Mutator methods, or setters, which are designed to change the state of an object, should have side effects. Accessor methods, or getters, should not have side effects. Other methods should generally try to avoid changing state beyond what is necessary for the intended task.

Why are these guidelines best practices though? What makes side effects so bad? Students have asked me this question many times, and I’ve worked with many experienced programmers who don’t seem to understand why minimizing side effects is a good goal.

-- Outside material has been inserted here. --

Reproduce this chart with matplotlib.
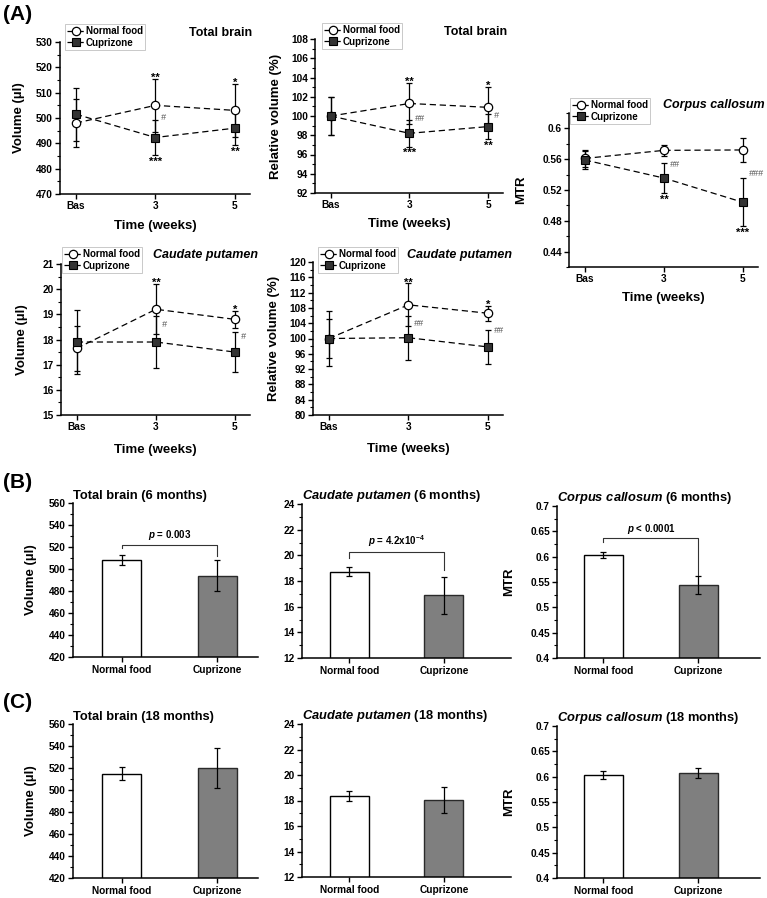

For example, I recently commented out a block of my peer’s code because it had detrimental side effects. The code was intended to add color highlighting to log entries to make his debugging easier. The problem with the code was that the syntax highlighting xml was leaking into our save files. He was applying the highlight to a key, then using that key both in the log and in the save file. Worse still, he wrote this code so that it only occurred on some platforms. When I was debugging a cross platform feature, I got very unpredictable behavior and ultimately traced it back to this block.

This is an example where code was intended for one purpose, but it also did something else. That something else is the side effect, and you can see how it caused problems for other developers. Since his change was undocumented and uncommented, I spent hours tracking it down. As a team, we lost significant productivity due to a side effect.

Side effects are bad because they make a code base less agile. Side effects cause bugs that are difficult to find, and lead to code that is more difficult to maintain.

Before I continue, let me be clear that all code style guidelines should be broken sometimes. For each situation, a guideline or design pattern may be better or worse, and I recognize that we are always working in shades of gray.

Generally, a block of code should be written for one purpose. If it is a method, then it should do one thing. If another thing needs to be done with an object, then that should be encapsulated in another method.

Here’s a hypothetical example that I’ve seen played out hundreds of times in my career.

A class needs to do task X. A programmer may write a method to do task X, but he accidentally includes logic that also does task Y. Later, he may see that he needs to do task Y all alone. So he writes a method to do task Y. That’s where the problem is compounded.

Later still, the definition of task Y changes. So another programmer has to rewrite task Y. He goes to the class, changes the method for task Y alone, does a few quick tests, and proceeds on his merry way.

Then mysterious bugs start occurring. QA can’t really track them down to one thing because they only occur sporadically after task Y. Finally, it takes many man-hours to remove task Y from the method for task X.

In this example, the side effect led to code duplication, which led to trouble when updating the code, which led to bugs that cost many hours to track down. The fewer side effects you introduce, the easier your code will be to maintain.

These two examples show how side effects can derail development and why they are so inimical. We all write code with side effect occasionally, but it’s our job to figure out how to do it in a way that doesn’t make the code more difficult to maintain.